While lithium-ion batteries are commonly used in electric vehicles (EVs) and portable devices for various applications, flow batteries are particularly well-suited for grid storage needs.
Up to $4.5 million (£3.2m) will be awarded in cash and vouchers to competitors who identify and verify new materials and methods to achieve significant enhancements in conductivity.
Conductivity-enhanced materials can help address the climate emergency by easing the addition of renewable energy resources and EVs to the grid, maximising next generation energy storage technologies and supporting efficiency in electricity-intensive sectors like transportation and manufacturing.
The projects support the Biden Administration’s goal of achieving net zero carbon emissions by 2050.
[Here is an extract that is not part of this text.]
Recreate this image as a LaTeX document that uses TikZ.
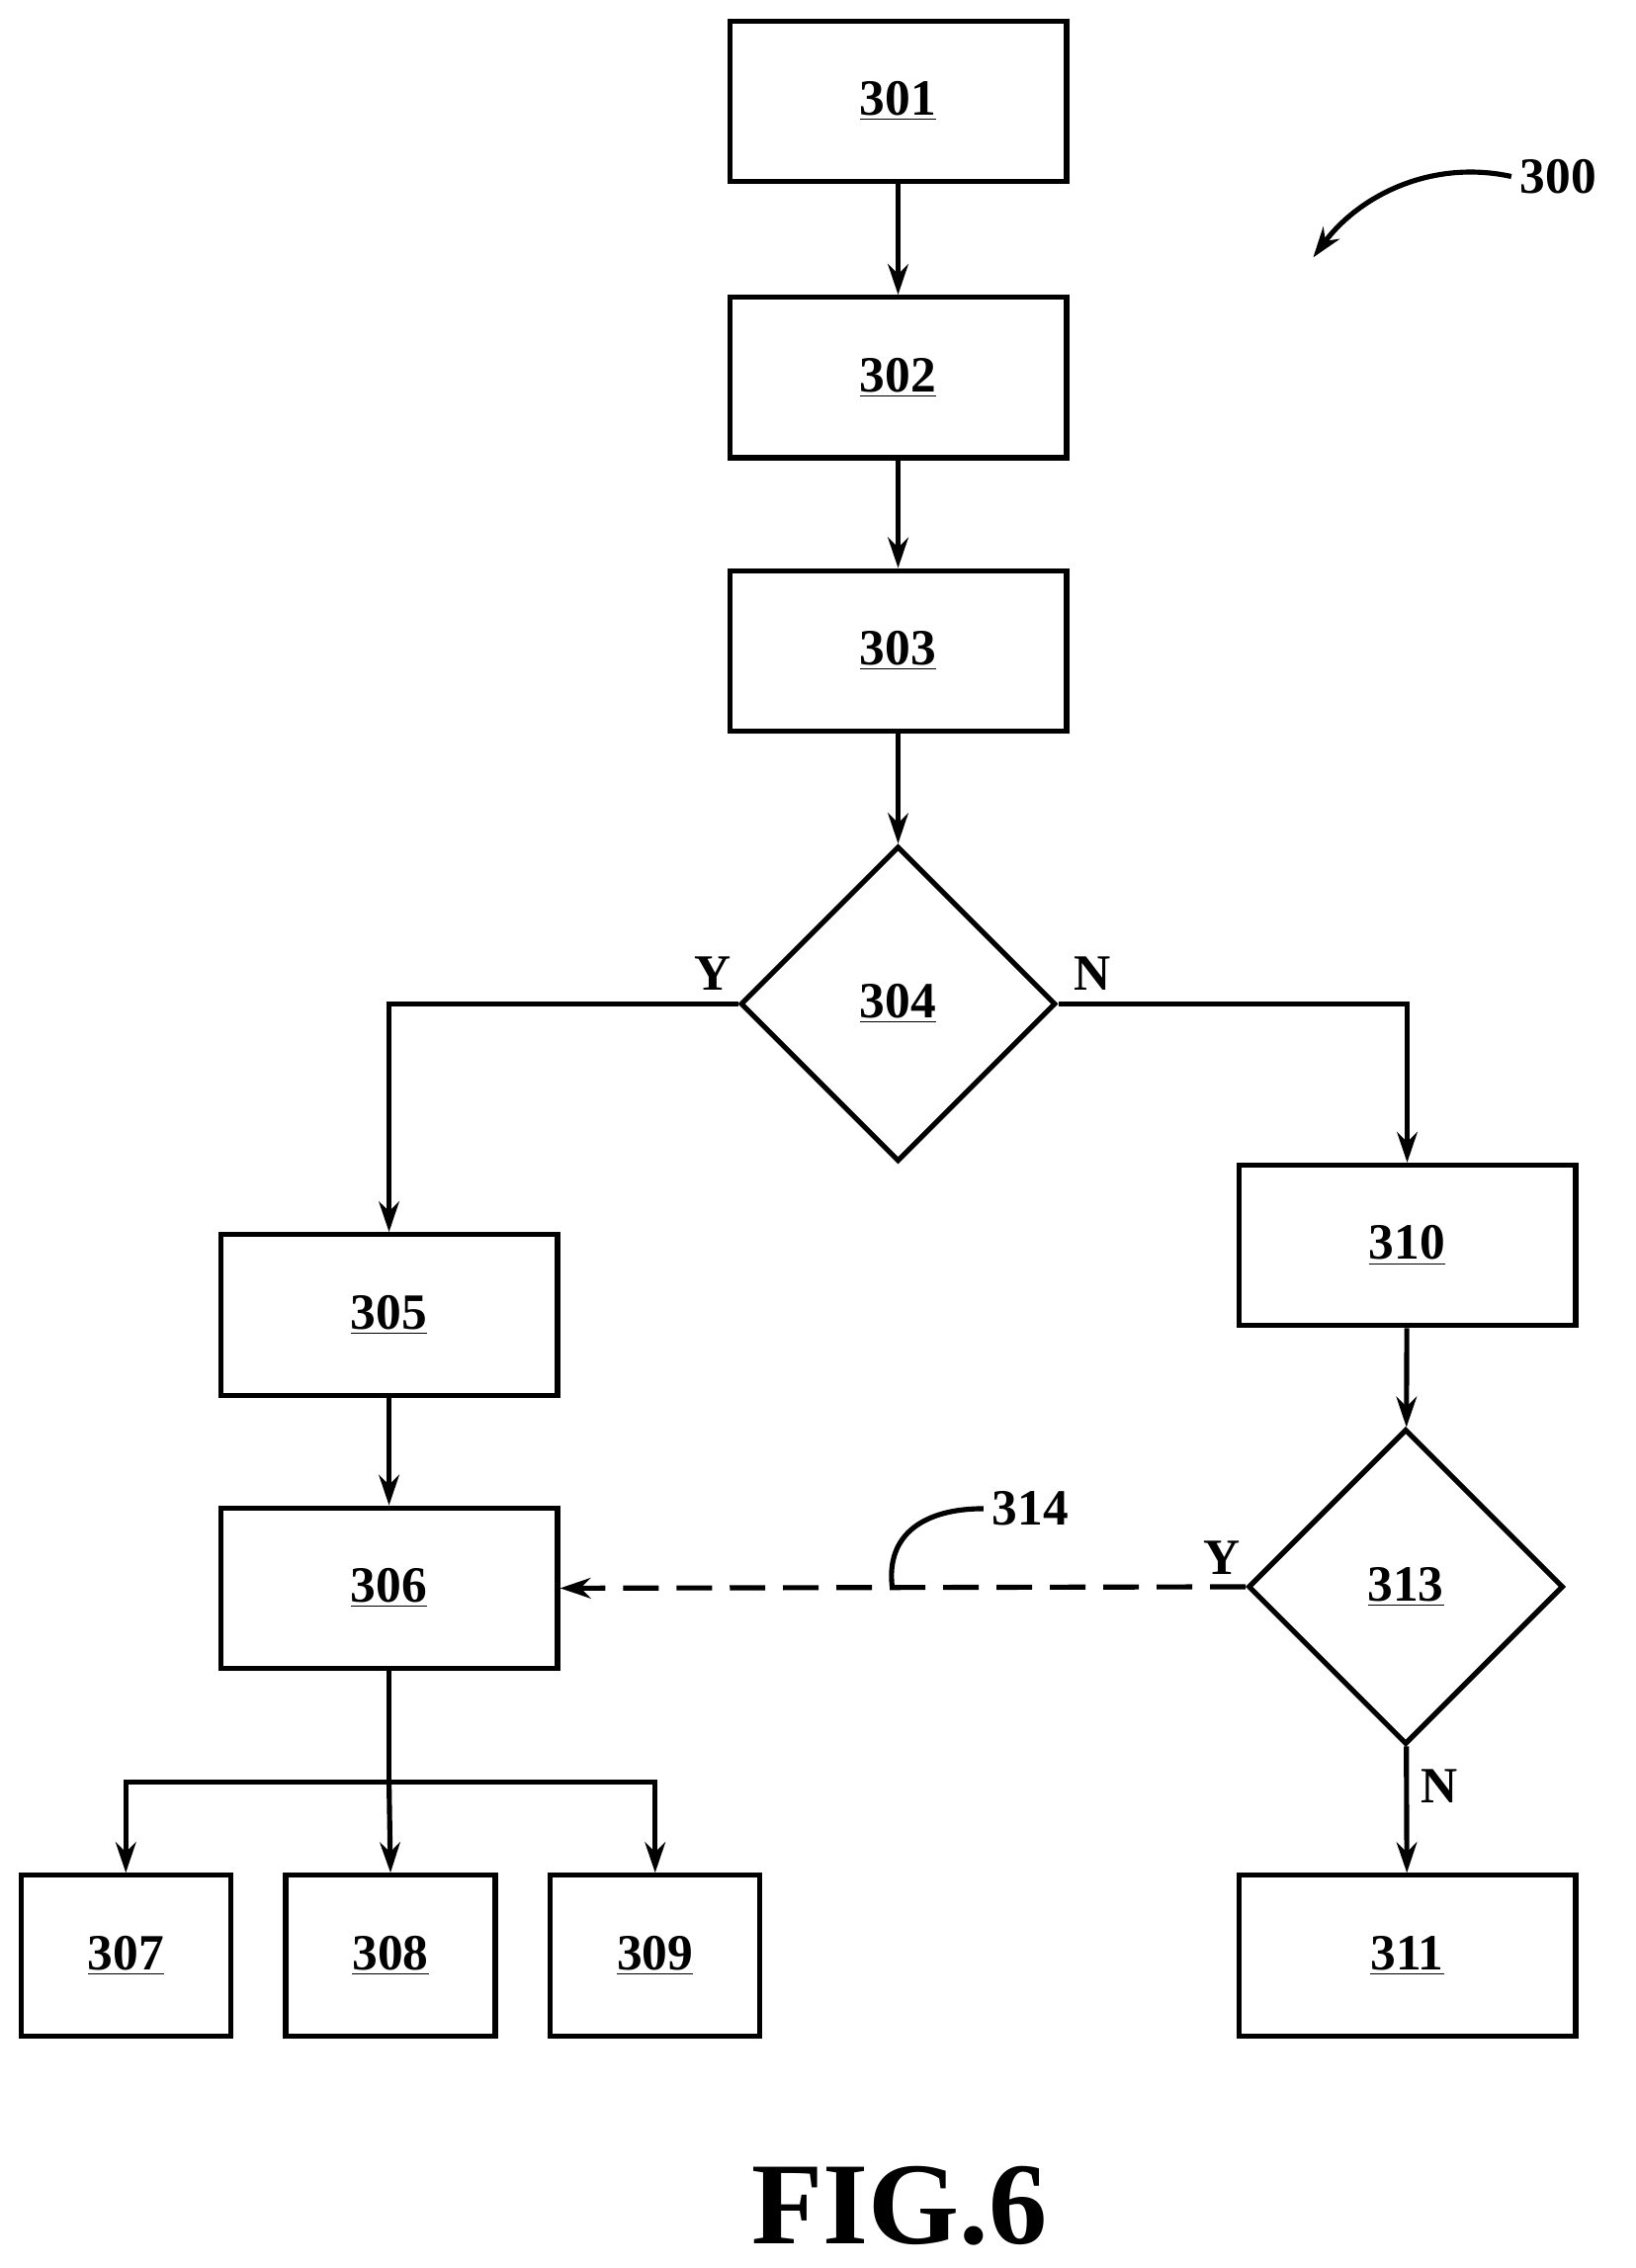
\documentclass[tikz,border=0pt]{standalone}
\usepackage{fontspec}
\setmainfont{Liberation Serif}
\usetikzlibrary{shapes.geometric,arrows.meta}
\begin{document}
\begin{tikzpicture}[x=0.02cm,y=-0.02cm,
  lw/.style={line width=2pt},
  box/.style={draw,lw,rectangle,inner sep=0pt,font=\fontsize{20}{24}\selectfont\bfseries},
  big/.style={box,minimum width=4.66cm,minimum height=2.22cm},
  small/.style={box,minimum width=2.9cm,minimum height=2.22cm},
  dia/.style={draw,lw,diamond,inner sep=0pt,minimum width=4.36cm,minimum height=4.36cm,font=\fontsize{20}{24}\selectfont\bfseries},
  lab/.style={font=\fontsize{20}{24}\selectfont\bfseries},
  arr/.style={lw,-{Stealth[length=12pt,width=8pt]}}]
\useasboundingbox (0,0) rectangle (1131,1568);
\node[big] (n301) at (621,70) {\underline{301}};
\node[big] (n302) at (621,261) {\underline{302}};
\node[big] (n303) at (621,450) {\underline{303}};
\node[dia] (n304) at (621,694) {\underline{304}};
\node[big] (n305) at (269,909) {\underline{305}};
\node[big] (n306) at (269,1098) {\underline{306}};
\node[small] (n307) at (87,1352) {\underline{307}};
\node[small] (n308) at (270,1352) {\underline{308}};
\node[small] (n309) at (453,1352) {\underline{309}};
\node[big] (n310) at (973,861) {\underline{310}};
\node[dia] (n313) at (972,1097) {\underline{313}};
\node[big] (n311) at (973,1352) {\underline{311}};
\draw[arr] (n301) -- (n302);
\draw[arr] (n302) -- (n303);
\draw[arr] (n303) -- (n304);
\draw[arr] (n304.west) -| (n305.north);
\draw[arr] (n304.east) -| (n310.north);
\draw[arr] (n305) -- (n306);
\coordinate (br) at (269,1232);
\draw[lw] (n306.south) -- (br);
\draw[arr] (br) -- (n308.north);
\draw[arr] (br) -| (n307.north);
\draw[arr] (br) -| (n309.north);
\draw[arr] (n310) -- (n313);
\draw[arr] (n313) -- (n311);
\draw[arr,dash pattern=on 14pt off 7pt] (n313.west) -- (n306.east);
\node[lab] at (493,673) {Y};
\node[lab] at (755,673) {N};
\node[lab] at (845,1077) {Y};
\node[lab] at (995,1235) {N};
\coordinate (l314) at (617,1098);
\node[lab,anchor=west] (t314) at (680,1043) {314};
\draw[lw] (l314) .. controls (612,1060) and (640,1043) .. (t314.west);
\node[lab,anchor=west] (t300) at (1045,122) {300};
\coordinate (e300) at (908,178);
\draw[arr] (t300.west) .. controls (990,110) and (940,135) .. (e300);
\node[font=\fontsize{46}{52}\selectfont\bfseries] (fig) at (622,1525) {FIG.6};
\end{tikzpicture}
\end{document}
Energy Secretary Jennifer M. Granholm said: “By investing in American-made, clean energy technologies, the Department of Energy is harnessing our country’s innovative spirit to build and equitable and sustainable energy system.
“These funding opportunities will help manufacture the next generation energy storage systems and power lines that support President Biden’s climate goals, create and sustain US jobs and build a strong, secure and efficient electric grid.”